Maputo — Mozambique's National Elections Commission (CNE) is dependent on foreign donors, known tactfully as "cooperation partners" to produce the funding required to prepare the 2023 municipal and 2024 general elections.

At a Tuesday meeting with representatives of the country's political parties, the CNE chairperson, Carlos Matsinhe, said the preparatory work for the elections is budgeted at 3.2 billion meticais (about 50 million US dollars).

To date, the CNE has only managed to raise one billion meticais, leaving a deficit of 2.2 billion. The money is needed to instal the provincial and district elections commissions, to train their staff, and pay for the logistics of voter registration.

According to a report in Wednesday's issue of the Maputo daily "Noticias", Matsinhe said the CNE "is working with the cooperation partners to find a way of overcoming the deficit".

The total cost of the 2022-2025 electoral cycle, he said, is 18.7 billion meticais - 3.2 billion for preparations his year, 6.7 billion for 2023, the year of the municipal elections, and 8.7 billion for the general elections of 2024.

Matsinhe admitted that the donors are faced with demands from other parts of the world, notably those arising from Russian aggression against Ukraine. This affected the way donors looked at the financing needs of Africa, and of Mozambique in particular.

"We have to be very aware of this, but everything is being done to ensure that the elections are held in a decent context", he added.

Matsinhe said the Covid-19 pandemic had complicated the acquisition of election equipment and materials. More than 90 per cent of these goods are ordered from abroad, and the disruption caused by Covid-19 means that they must be ordered well in advance.

"We must acquire material for the pilot voter registration this year, so that next year all possible errors are corrected", said Matsinhe.

The voter registration ahead of the municipal elections should be held in the first quarter of the 2023. The government will fix the exact date, after consultation with the CNE.

Problems with finance for the elections were obvious well before the Russian invasion of Ukraine. Mozambique had been politely warned that it could not expect donors to fund its elections into the indefinite future.

The CNE has been dependent on foreign funding ever since the first post-war elections of 1994. Suggestions, from both national and international election observer groups, to reduce the size of the CNE and of the district and provincial commissions, have been ignored.

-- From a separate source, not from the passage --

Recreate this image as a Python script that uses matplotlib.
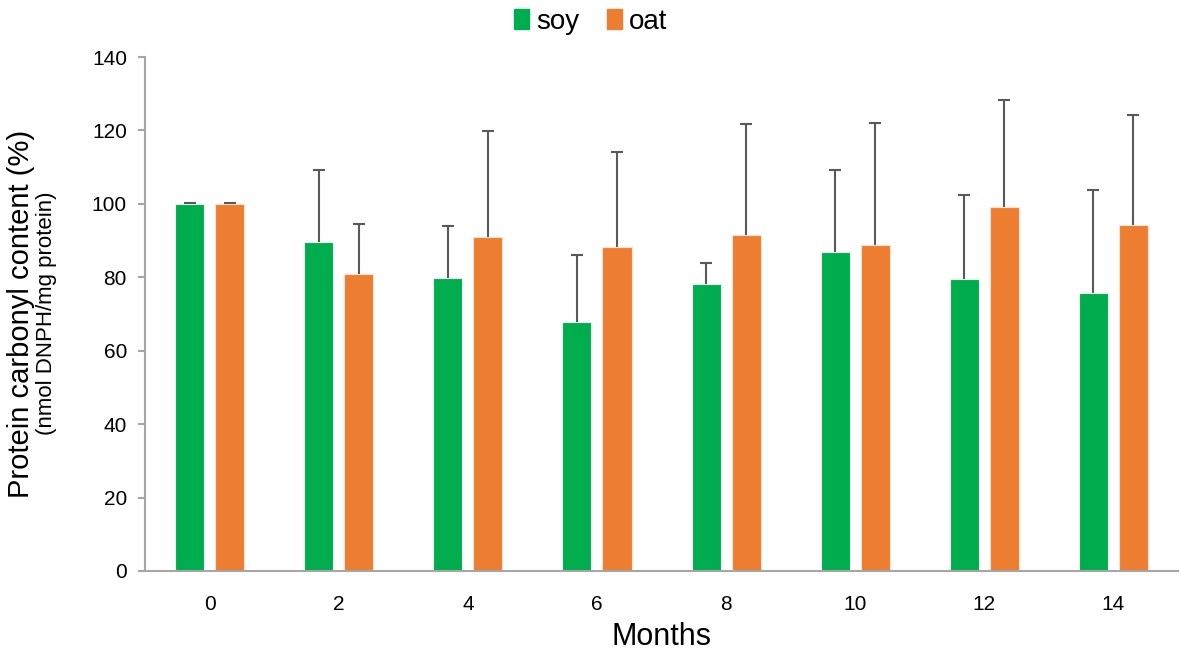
import numpy as np
import matplotlib.pyplot as plt
from matplotlib.patches import Patch

months = ['0', '2', '4', '6', '8', '10', '12', '14']
soy = [100, 89.5, 79.7, 67.7, 78.2, 86.8, 79.4, 75.8]
soy_err = [0.2, 19.8, 14.4, 18.3, 5.7, 22.5, 22.9, 28.1]
oat = [100, 81.0, 91.0, 88.3, 91.5, 88.7, 99.2, 94.2]
oat_err = [0.2, 13.6, 28.8, 25.8, 30.2, 33.3, 29.1, 30.0]

plt.rcParams['font.family'] = ['Liberation Sans Narrow', 'Liberation Sans', 'DejaVu Sans']

green = '#00AD4E'
orange = '#ED7D31'
grey = '#A6A6A6'

fig = plt.figure(figsize=(11.81, 6.53), dpi=100)
ax = fig.add_axes([0.1228, 0.1256, 0.8747, 0.7871])

x = np.arange(len(months))
w = 0.225
off = 0.155
ekw = dict(ecolor='#595959', elinewidth=1.5, capsize=4, capthick=1.5)
b1 = ax.bar(x - off, soy, w, color=green, edgecolor='#E8F5EC', linewidth=0.8,
            yerr=[np.zeros(len(soy)), soy_err], error_kw=ekw)
b2 = ax.bar(x + off, oat, w, color=orange, edgecolor='#FBE3D3', linewidth=0.8,
            yerr=[np.zeros(len(oat)), oat_err], error_kw=ekw)
# hide the lower caps, only the upper whisker is shown
for b in (b1, b2):
    b.errorbar.lines[1][0].set_visible(False)

ax.set_xlim(-0.5, len(months) - 0.5)
ax.set_ylim(0, 140)
ax.set_yticks(range(0, 141, 20))
ax.set_xticks(x)
ax.set_xticklabels(months)
ax.tick_params(axis='y', labelsize=15, length=5, color=grey, width=1.5, pad=8)
ax.tick_params(axis='x', labelsize=15, length=0, pad=17)

for s in ['top', 'right']:
    ax.spines[s].set_visible(False)
for s in ['left', 'bottom']:
    ax.spines[s].set_color(grey)
    ax.spines[s].set_linewidth(1.5)

ax.set_xlabel('Months', fontsize=22, labelpad=6)

fig.text(0.018, 0.52, 'Protein carbonyl content (%)', rotation=90,
         fontsize=21, ha='center', va='center')
fig.text(0.039, 0.52, '(nmol DNPH/mg protein)', rotation=90,
         fontsize=16, ha='center', va='center')

handles = [Patch(color=green, label='soy'), Patch(color=orange, label='oat')]
fig.legend(handles=handles, loc='upper center', bbox_to_anchor=(0.5, 1.025),
           ncol=2, frameon=False, fontsize=20, handlelength=0.55,
           handleheight=0.75, handletextpad=0.25, columnspacing=1.0)

fig.savefig('out.png', dpi=100)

Mozambican politicians have also ignored the repeated calls to depoliticise the electoral bodies. The three parliamentary political parties (the ruling Frelimo party, and the two opposition forces, Renamo and the Mozambique Democratic Movement, MDM) dominate the electoral apparatus, including the CNE's executive body, the Electoral Administration Technical Secretariat (STAE).

There are thousands of political appointees in the election commissions and at all levels of STAE (national, provincial and district). This produces a top-heavy, inefficient and expensive apparatus, but nobody has tried to change the system since 2014.